Nel 2010 scrivevo che “Solo una sana e consapevole decrescita salva il freelance dallo stress e dalla crisi economica“. Era la presa d’atto che la libera professione poteva sopravvivere solo tagliando i rami secchi e rimodulando l’attività. Ora però bisogna cambiare ancora. Come?

 

Nel giugno del 2010, quando questo blog non aveva neppure un anno di vita, pubblicavo (qui) un post, di grande successo devo ammetterlo, intitolato “Solo una sana e consapevole decrescita salva il freelance dallo stress e dalla crisi economica“.

Era, in breve, la semiseria (ma più seria che faceta) cronaca della presa d’atto che, tramortita dalla congiuntura, la libera professione giornalistica, all’epoca non ancora contrabbandata come “lavoro autonomo”, poteva sopravvivere solo se ognuno di noi freelance fosse stato capace di capire che il giornalismo aveva cambiato pelle, che bisognava tagliare i rami secchi e che le vere plusvalenze – leggi reddito – sarebbero da allora in poi arrivate non dall’aumento di compensi già in caduta inarrestabile, ma dal risparmio, dalla razionalizzazione delle spese e dalla rimodulazione dell’attività. Con l’appendice, spesso, di una migliore qualità della vita.

Erano previsioni che si rivelarono esatte.

Ma è passato un decennio, le cose sono ulteriormente mutate e quel post va dunque aggiornato, perchè anche il “modello di business” (altro termine che allora, bei tempi!, non c’era) legato al basso profilo e alla filosofia decrescente ha esaurito la sua spinta propulsiva.
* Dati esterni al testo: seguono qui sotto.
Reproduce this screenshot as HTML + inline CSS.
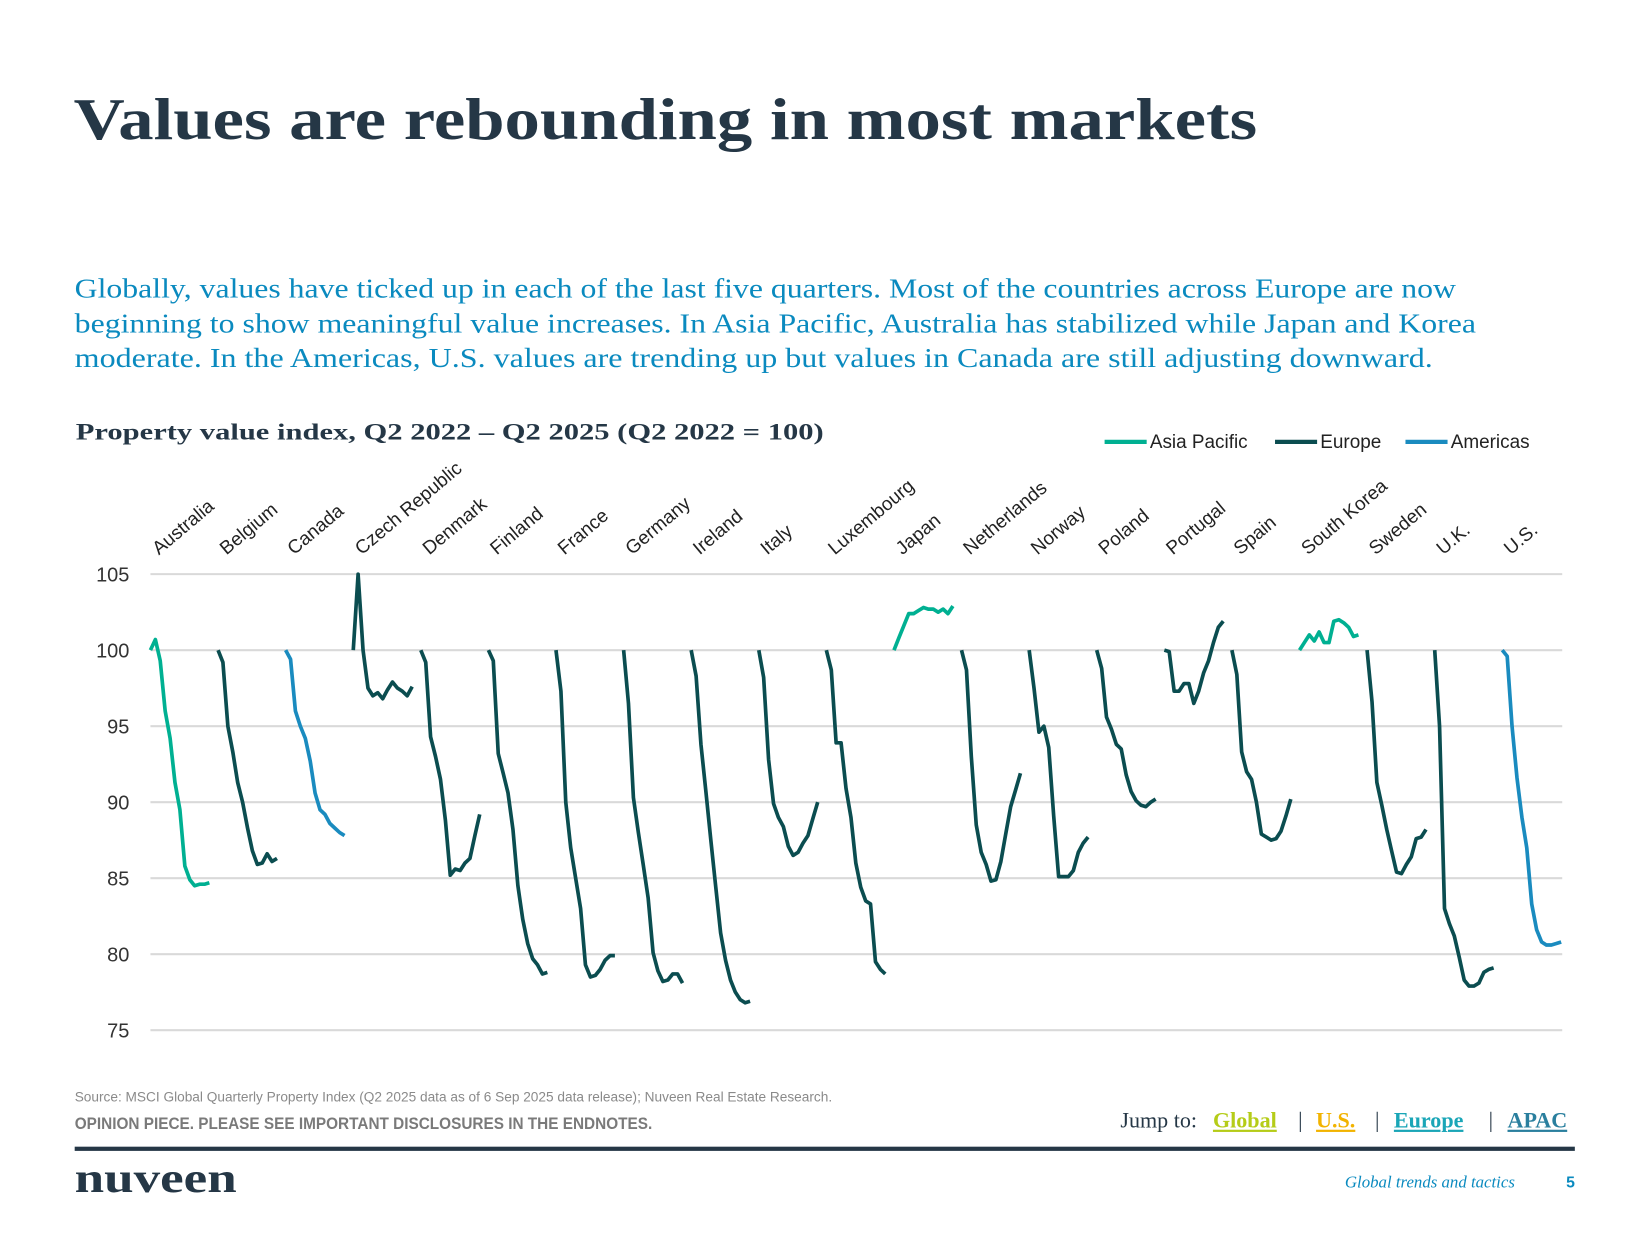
<!DOCTYPE html>
<html><head><meta charset="utf-8"><style>
html,body{margin:0;padding:0;background:#fff;}
svg{display:block;}
</style></head><body>
<svg id="s" width="1650" height="1238" viewBox="0 0 1650 1238" xmlns="http://www.w3.org/2000/svg">
<g transform="scale(1.052)">
<text x="70" y="132" font-family="Liberation Serif, serif" font-weight="bold" font-size="56" fill="#253746" textLength="1125" lengthAdjust="spacingAndGlyphs">Values are rebounding in most markets</text>
<g font-family="Liberation Serif, serif" font-size="26" fill="#0a8abf">
<text x="71" y="283" textLength="1313" lengthAdjust="spacingAndGlyphs">Globally, values have ticked up in each of the last five quarters. Most of the countries across Europe are now</text>
<text x="71" y="316" textLength="1332" lengthAdjust="spacingAndGlyphs">beginning to show meaningful value increases. In Asia Pacific, Australia has stabilized while Japan and Korea</text>
<text x="71" y="349" textLength="1291" lengthAdjust="spacingAndGlyphs">moderate. In the Americas, U.S. values are trending up but values in Canada are still adjusting downward.</text>
</g>
<text x="72" y="418" font-family="Liberation Serif, serif" font-weight="bold" font-size="22" fill="#253746" textLength="711" lengthAdjust="spacingAndGlyphs">Property value index, Q2 2022  – Q2 2025  (Q2 2022 = 100)</text>
<g font-family="Liberation Sans, sans-serif" font-size="18" fill="#222">
<line x1="1050" y1="420" x2="1090" y2="420" stroke="#00b092" stroke-width="4"/>
<text x="1093" y="426">Asia Pacific</text>
<line x1="1212" y1="420" x2="1252" y2="420" stroke="#0b4d50" stroke-width="4"/>
<text x="1255" y="426">Europe</text>
<line x1="1336" y1="420" x2="1376" y2="420" stroke="#1a8bbf" stroke-width="4"/>
<text x="1379" y="426">Americas</text>
</g>
<g id="grid"></g>
<g id="series"></g>
<g id="labels" font-family="Liberation Sans, sans-serif" font-size="18" fill="#222"></g>
<text x="71" y="1047" font-family="Liberation Sans, sans-serif" font-size="13.5" fill="#8a8a8a" textLength="720" lengthAdjust="spacingAndGlyphs">Source: MSCI Global Quarterly Property Index (Q2 2025 data as of 6 Sep 2025 data release); Nuveen Real Estate Research.</text>
<text x="71" y="1073" font-family="Liberation Sans, sans-serif" font-size="16" font-weight="bold" fill="#7a7a7a" textLength="549" lengthAdjust="spacingAndGlyphs">OPINION PIECE. PLEASE SEE IMPORTANT DISCLOSURES IN THE ENDNOTES.</text>
<g font-family="Liberation Serif, serif" font-size="21">
<text x="1065" y="1072" fill="#253746">Jump to:</text>
<text x="1153" y="1072" fill="#b5cc18" font-weight="bold" text-decoration="underline">Global</text>
<text x="1234" y="1072" fill="#253746">|</text>
<text x="1251" y="1072" fill="#f2b300" font-weight="bold" text-decoration="underline">U.S.</text>
<text x="1307" y="1072" fill="#253746">|</text>
<text x="1325" y="1072" fill="#1aa6b7" font-weight="bold" text-decoration="underline">Europe</text>
<text x="1415" y="1072" fill="#253746">|</text>
<text x="1433" y="1072" fill="#2a7f9e" font-weight="bold" text-decoration="underline">APAC</text>
</g>
<rect x="71" y="1090" width="1426" height="4" fill="#253746"/>
<text x="71" y="1133" font-family="Liberation Serif, serif" font-size="40" font-weight="bold" fill="#253746" textLength="154" lengthAdjust="spacingAndGlyphs">nuveen</text>
<text x="1440" y="1129" text-anchor="end" font-family="Liberation Serif, serif" font-style="italic" font-size="16" fill="#0a8abf">Global trends and tactics</text>
<text x="1497" y="1129" text-anchor="end" font-family="Liberation Sans, sans-serif" font-weight="bold" font-size="15" fill="#0a8abf">5</text>
</g>
</svg>
<script>
var NS="http://www.w3.org/2000/svg";
function Y(v){return 618+(100-v)*14.45;}
var g=document.getElementById('grid');
[105,100,95,90,85,80,75].forEach(function(v){
 var l=document.createElementNS(NS,'line');l.setAttribute('x1',143);l.setAttribute('x2',1485);l.setAttribute('y1',Y(v));l.setAttribute('y2',Y(v));l.setAttribute('stroke','#d9d9d9');l.setAttribute('stroke-width','2');g.appendChild(l);
 var t=document.createElementNS(NS,'text');t.setAttribute('x',123);t.setAttribute('y',Y(v)+7);t.setAttribute('text-anchor','end');t.setAttribute('font-family','Liberation Sans, sans-serif');t.setAttribute('font-size','19');t.setAttribute('fill','#333');t.textContent=v;g.appendChild(t);
});
var A='#00b092',E='#0b4d50',M='#1a8bbf';
var D=[
['Australia',A,[100,100.7,99.3,96.0,94.2,91.3,89.5,85.8,84.9,84.5,84.6,84.6,84.7]],
['Belgium',E,[100,99.2,95,93.3,91.3,90,88.3,86.8,85.9,86.0,86.6,86.1,86.3]],
['Canada',M,[100,99.4,96,95,94.2,92.7,90.6,89.5,89.2,88.6,88.3,88.0,87.8]],
['Czech Republic',E,[100,105,100,97.5,97,97.2,96.8,97.4,97.9,97.5,97.3,97.0,97.6]],
['Denmark',E,[100,99.2,94.3,93,91.5,88.8,85.2,85.6,85.5,86,86.3,87.8,89.2]],
['Finland',E,[100,99.3,93.2,91.9,90.6,88.2,84.5,82.3,80.7,79.7,79.3,78.7,78.8]],
['France',E,[100,97.3,90,87,85,83,79.3,78.5,78.6,79,79.6,79.9,79.9]],
['Germany',E,[100,96.5,90.3,88,85.9,83.7,80.1,78.9,78.2,78.3,78.7,78.7,78.1]],
['Ireland',E,[100,98.3,93.8,90.7,87.5,84.4,81.4,79.6,78.3,77.5,77.0,76.8,76.9]],
['Italy',E,[100,98.2,92.8,89.9,89.0,88.4,87.1,86.5,86.7,87.3,87.8,88.9,90.0]],
['Luxembourg',E,[100,98.7,93.9,93.9,90.9,89,86,84.4,83.5,83.3,79.5,79,78.7]],
['Japan',A,[100,100.8,101.6,102.4,102.4,102.6,102.8,102.7,102.7,102.5,102.7,102.4,102.9]],
['Netherlands',E,[100,98.7,93,88.5,86.7,85.9,84.8,84.9,86.1,87.9,89.7,90.8,91.9]],
['Norway',E,[100,97.5,94.6,95,93.6,89.1,85.1,85.1,85.1,85.5,86.7,87.3,87.7]],
['Poland',E,[100,98.8,95.6,94.8,93.8,93.5,91.8,90.7,90.1,89.8,89.7,90.0,90.2]],
['Portugal',E,[100,99.9,97.3,97.3,97.8,97.8,96.5,97.3,98.5,99.3,100.5,101.5,101.9]],
['Spain',E,[100,98.4,93.3,92.0,91.5,90,87.9,87.7,87.5,87.6,88.1,89.1,90.2]],
['South Korea',A,[100,100.5,101.0,100.6,101.2,100.5,100.5,101.9,102.0,101.8,101.5,100.9,101.0]],
['Sweden',E,[100,96.6,91.3,89.8,88.2,86.8,85.4,85.3,85.9,86.4,87.6,87.7,88.2]],
['U.K.',E,[100,95,83,82,81.2,79.8,78.3,77.9,77.9,78.1,78.8,79.0,79.1]],
['U.S.',M,[100,99.6,95,91.6,89,87,83.3,81.6,80.8,80.6,80.6,80.7,80.8]]
];
var S=document.getElementById('series'),L=document.getElementById('labels');
D.forEach(function(d,i){
 var x0=143+i*64.25,pts=[];
 d[2].forEach(function(v,j){pts.push((x0+j*4.67).toFixed(1)+','+Y(v).toFixed(1));});
 var p=document.createElementNS(NS,'polyline');p.setAttribute('points',pts.join(' '));p.setAttribute('fill','none');p.setAttribute('stroke',d[1]);p.setAttribute('stroke-width','3.5');p.setAttribute('stroke-linejoin','round');S.appendChild(p);
 var t=document.createElementNS(NS,'text');var tx=x0+8,ty=528;t.setAttribute('x',tx);t.setAttribute('y',ty);t.setAttribute('transform','rotate(-40 '+tx+' '+ty+')');t.textContent=d[0];L.appendChild(t);
});
</script>
</body></html>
In altre parole, occorre reinventarsi professionalmente un’altra volta.

Mica facile, però. In quasi dieci anni l’insipienza governativa e la miopia delle istituzioni giornalistiche, con in testa il sedicente sindacato, hanno fatto danni irreparabili: dopo la strage degli anni ’10, nella nostra categoria se ne profila una seconda. Per dirla ancora più esplicitamente: la strage c’è già stata, ma i cadaveri affiorano con tutta la loro numerica evidenza solo ora.
Per gli scampati, la soluzione non può essere quella di prima, perchè il tagliabile è stato già tagliato e anche col giornalismo multitasking si è raschiato il fondo del barile. Non ci sono più capacità, competenza, elasticità, velocità, brillantezza che reggano: manca proprio l’ossigeno.
E allora forse bisogna fare come gli orsi d’inverno, o i marinai intrappolati in un sommergibile sul fondo del mare in attesa di soccorsi: andare in letargo, respirare piano agitandosi il meno possibile, entrare in modalità stand by. “Ho cominciato a fare consulenze“, mi diceva giorni fa un amico di grande professionalità e riconosciuto prestigio.
Praticamente smettere, dedicandosi a qualcosa d’altro o di parallelo, nella (scarsa) speranza di essere ancora vivi quando, prima o poi, all’orizzonte si profilerà qualcosa di nuovo. Nell’attesa, via libera ai contrattualizzati, almeno finchè non capiterà anche a loro di trovarsi dalla nostra parte dopo aver perso la scrivania da un giorno all’altro, e ai dilettanti: gli unici che, avendo un lavoro vero, il nostro lo possono fare in distensione, per hobby e spesso con uguale professionalità. E non dico per scherzo.
Il rischio, casomai, è che quando ci risveglieremo dal letargo ci ritroveremo non più giornalisti ma “operatori dell’informazione“, come vorrebbe il sottosegretario Crimi.
Allora sarà meglio non risvegliarsi nemmeno e passare direttamente nell’Ade dei cronisti.